● AIM OF THE TASK: Return only those lines from the line containing "Give me the matplotlib source for this chart." to the line containing "from matplotlib.patches import Rectangle", both included, and please omit the pictures.

● STORED DATA:
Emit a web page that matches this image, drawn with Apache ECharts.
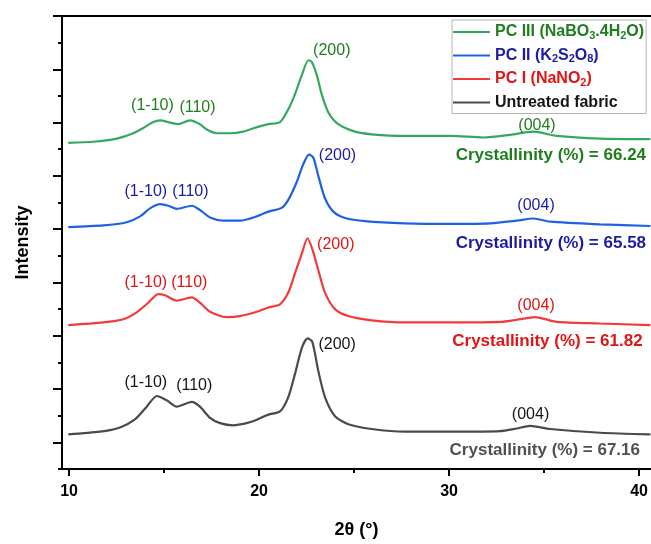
...
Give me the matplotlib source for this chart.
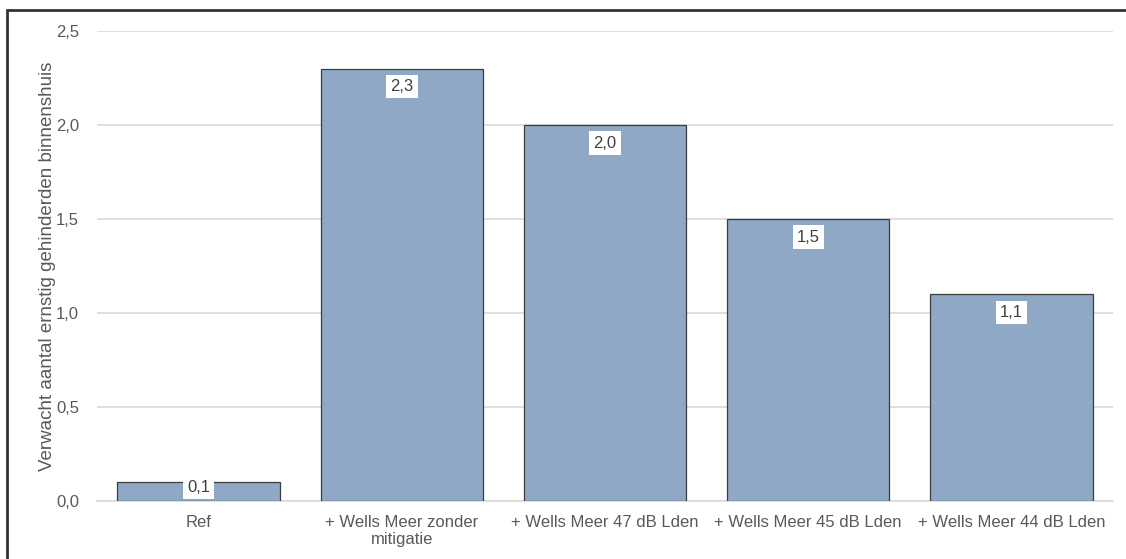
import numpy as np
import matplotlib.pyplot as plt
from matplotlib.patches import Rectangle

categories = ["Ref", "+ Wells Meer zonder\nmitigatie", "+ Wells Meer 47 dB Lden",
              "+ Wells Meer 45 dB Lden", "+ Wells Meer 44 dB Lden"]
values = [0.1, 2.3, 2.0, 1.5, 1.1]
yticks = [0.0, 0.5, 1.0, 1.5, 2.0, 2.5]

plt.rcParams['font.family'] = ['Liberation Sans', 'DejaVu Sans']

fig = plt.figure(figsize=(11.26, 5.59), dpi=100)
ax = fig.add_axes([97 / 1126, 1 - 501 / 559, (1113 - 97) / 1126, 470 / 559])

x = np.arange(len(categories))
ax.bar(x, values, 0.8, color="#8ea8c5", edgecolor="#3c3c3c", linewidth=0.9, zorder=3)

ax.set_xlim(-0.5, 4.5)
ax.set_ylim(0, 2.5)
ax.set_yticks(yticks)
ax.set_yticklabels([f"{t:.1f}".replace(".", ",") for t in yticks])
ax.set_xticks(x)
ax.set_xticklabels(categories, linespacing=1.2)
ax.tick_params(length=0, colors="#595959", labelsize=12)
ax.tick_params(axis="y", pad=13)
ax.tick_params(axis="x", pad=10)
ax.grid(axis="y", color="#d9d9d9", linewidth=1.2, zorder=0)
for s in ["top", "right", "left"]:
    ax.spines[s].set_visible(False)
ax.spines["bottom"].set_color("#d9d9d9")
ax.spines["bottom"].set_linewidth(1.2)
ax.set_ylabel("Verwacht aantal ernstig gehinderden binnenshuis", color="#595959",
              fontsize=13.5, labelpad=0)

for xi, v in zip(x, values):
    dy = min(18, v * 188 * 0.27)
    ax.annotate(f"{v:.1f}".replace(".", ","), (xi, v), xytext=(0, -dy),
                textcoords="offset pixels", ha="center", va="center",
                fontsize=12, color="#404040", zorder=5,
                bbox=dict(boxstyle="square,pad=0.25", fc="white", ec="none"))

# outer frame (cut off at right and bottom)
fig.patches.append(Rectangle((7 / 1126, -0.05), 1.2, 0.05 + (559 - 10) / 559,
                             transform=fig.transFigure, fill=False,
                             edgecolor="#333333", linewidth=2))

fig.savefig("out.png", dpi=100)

● THE COMPLETED TASK:
Give me the matplotlib source for this chart.
import numpy as np
import matplotlib.pyplot as plt
from matplotlib.patches import Rectangle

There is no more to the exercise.